Towards the end of the debate, the UKIP leader issued a warning about the rise of far right parties in Europe, saying: "I want the EU to end but I want it to end democratically. If it doesn't end democratically I'm afraid it will end very unpleasantly."

He used his closing statement to make a pitch for votes in May's European elections, saying: "Let's free ourselves up and in doing so let's give an example to the rest of Europe.

"I know the people are behind this. I would urge people - come and join the people's army.
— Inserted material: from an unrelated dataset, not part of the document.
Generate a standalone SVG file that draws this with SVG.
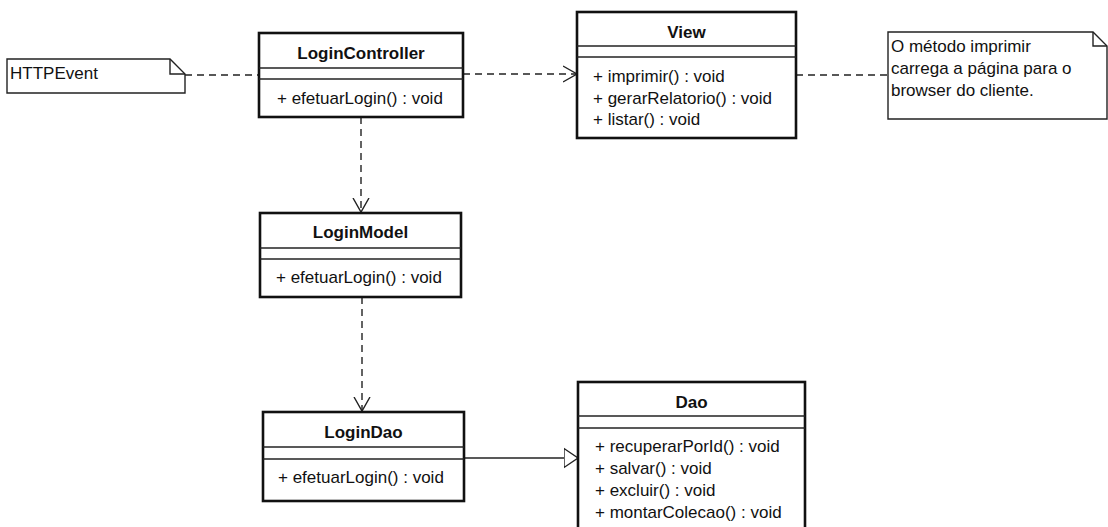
<svg xmlns="http://www.w3.org/2000/svg" width="1108" height="527" viewBox="0 0 1108 527">
<defs>
<style>
.box{fill:#fff;stroke:#111;stroke-width:2.6}
.sep{stroke:#222;stroke-width:1.4;fill:none}
.note{fill:#fff;stroke:#222;stroke-width:1.4}
.title{font-family:"Liberation Sans",Arial,sans-serif;font-size:17px;font-weight:bold;fill:#111;text-anchor:middle}
.txt{font-family:"Liberation Sans",Arial,sans-serif;font-size:17px;fill:#111}
.dash{stroke:#222;stroke-width:1.4;fill:none;stroke-dasharray:7 5}
.solid{stroke:#222;stroke-width:1.4;fill:none}
</style>
<marker id="open" markerWidth="16" markerHeight="20" refX="14" refY="8" orient="auto" markerUnits="userSpaceOnUse" viewBox="0 0 16 16">
<path d="M0,0 L14,8 L0,16" fill="none" stroke="#222" stroke-width="1.4"/>
</marker>
<marker id="tri" markerWidth="16" markerHeight="22" refX="14" refY="10" orient="auto" markerUnits="userSpaceOnUse" viewBox="0 0 16 20">
<path d="M0,0.5 L14,10 L0,19.5 Z" fill="#fff" stroke="#222" stroke-width="1.4"/>
</marker>
</defs>
<rect width="1108" height="527" fill="#fff"/>

<g id="connectors">
<line class="dash" x1="185" y1="75" x2="259" y2="75"/>
<line class="dash" x1="463" y1="74" x2="577" y2="74" marker-end="url(#open)"/>
<line class="dash" x1="796" y1="75" x2="888" y2="75"/>
<line class="dash" x1="361" y1="117" x2="361" y2="212" marker-end="url(#open)"/>
<line class="dash" x1="362" y1="297" x2="362" y2="411" marker-end="url(#open)"/>
<line class="solid" x1="464" y1="458" x2="578" y2="458" marker-end="url(#tri)"/>
</g>

<g id="note-httpevent">
<path class="note" d="M7,59 H170 L185,74 V93 H7 Z"/>
<path class="sep" d="M170,59 V74 H185"/>
<text class="txt" x="10" y="79">HTTPEvent</text>
</g>

<g id="LoginController">
<rect class="box" x="259" y="33" width="204" height="84"/>
<line class="sep" x1="259" y1="68" x2="463" y2="68"/>
<line class="sep" x1="259" y1="79" x2="463" y2="79"/>
<text class="title" x="361" y="59">LoginController</text>
<text class="txt" x="277" y="104">+ efetuarLogin() : void</text>
</g>

<g id="View">
<rect class="box" x="577" y="12" width="219" height="126"/>
<line class="sep" x1="577" y1="46" x2="796" y2="46"/>
<line class="sep" x1="577" y1="57" x2="796" y2="57"/>
<text class="title" x="686.5" y="38">View</text>
<text class="txt" x="593" y="82">+ imprimir() : void</text>
<text class="txt" x="593" y="104">+ gerarRelatorio() : void</text>
<text class="txt" x="593" y="125">+ listar() : void</text>
</g>

<g id="note-imprimir">
<path class="note" d="M888,32 H1093 L1107,46 V119 H888 Z"/>
<path class="sep" d="M1093,32 V46 H1107"/>
<text class="txt" x="891" y="52">O método imprimir</text>
<text class="txt" x="891" y="74">carrega a página para o</text>
<text class="txt" x="891" y="96">browser do cliente.</text>
</g>

<g id="LoginModel">
<rect class="box" x="260" y="213" width="201" height="84"/>
<line class="sep" x1="260" y1="248" x2="461" y2="248"/>
<line class="sep" x1="260" y1="259" x2="461" y2="259"/>
<text class="title" x="360.5" y="238">LoginModel</text>
<text class="txt" x="276" y="283">+ efetuarLogin() : void</text>
</g>

<g id="LoginDao">
<rect class="box" x="263" y="412" width="201" height="89"/>
<line class="sep" x1="263" y1="447" x2="464" y2="447"/>
<line class="sep" x1="263" y1="459" x2="464" y2="459"/>
<text class="title" x="363.5" y="438">LoginDao</text>
<text class="txt" x="278" y="483">+ efetuarLogin() : void</text>
</g>

<g id="Dao">
<rect class="box" x="578" y="382" width="227" height="160"/>
<line class="sep" x1="578" y1="416" x2="805" y2="416"/>
<line class="sep" x1="578" y1="428" x2="805" y2="428"/>
<text class="title" x="691.5" y="408">Dao</text>
<text class="txt" x="595" y="452">+ recuperarPorId() : void</text>
<text class="txt" x="595" y="474">+ salvar() : void</text>
<text class="txt" x="595" y="496">+ excluir() : void</text>
<text class="txt" x="595" y="518">+ montarColecao() : void</text>
</g>
</svg>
Let's topple the establishment who got us into this mess."

Mr Clegg sketched out a vision of Britain's future in Europe entirely at odds with his Eurosceptic opponent in his closing remarks, promising "real remedies for the way the world is today not dangerous fantasies about a bygone world that no longer exists

"And that is why I'm going to do everything I can to make sure that we remain part of the European Union because that is how we protect the Britain we love."

image copyrightPA
image copyrightJEFF OVERS/BBC

Conservative leader David Cameron and Labour leader Ed Miliband declined to take part in the debate.

Tory defence minister Anna Soubry said Mr Clegg backed the status quo in Europe while Nigel Farage could not deliver the change the British public wanted.

In contrast, she said the Conservatives were "absolutely united in our desire to renegotiate with Europe and to have a referendum - and to trust the British people to make up their minds".

For Labour, shadow attorney general Emily Thornberry said voters were more concerned about "making ends meet" than the future of Europe and the party's focus was on securing a debate between Mr Cameron and Mr Miliband in the run-up to next year's general election.

The SNP said it believed in "positive engagement" with the EU and an independent Scotland would have "a seat at the top table in Europe".

Plaid Cymru said it wanted a "strong voice" for Wales at the heart of Brussels and it was concerned that Wales could be "pulled out of the EU against its own will and its own interests".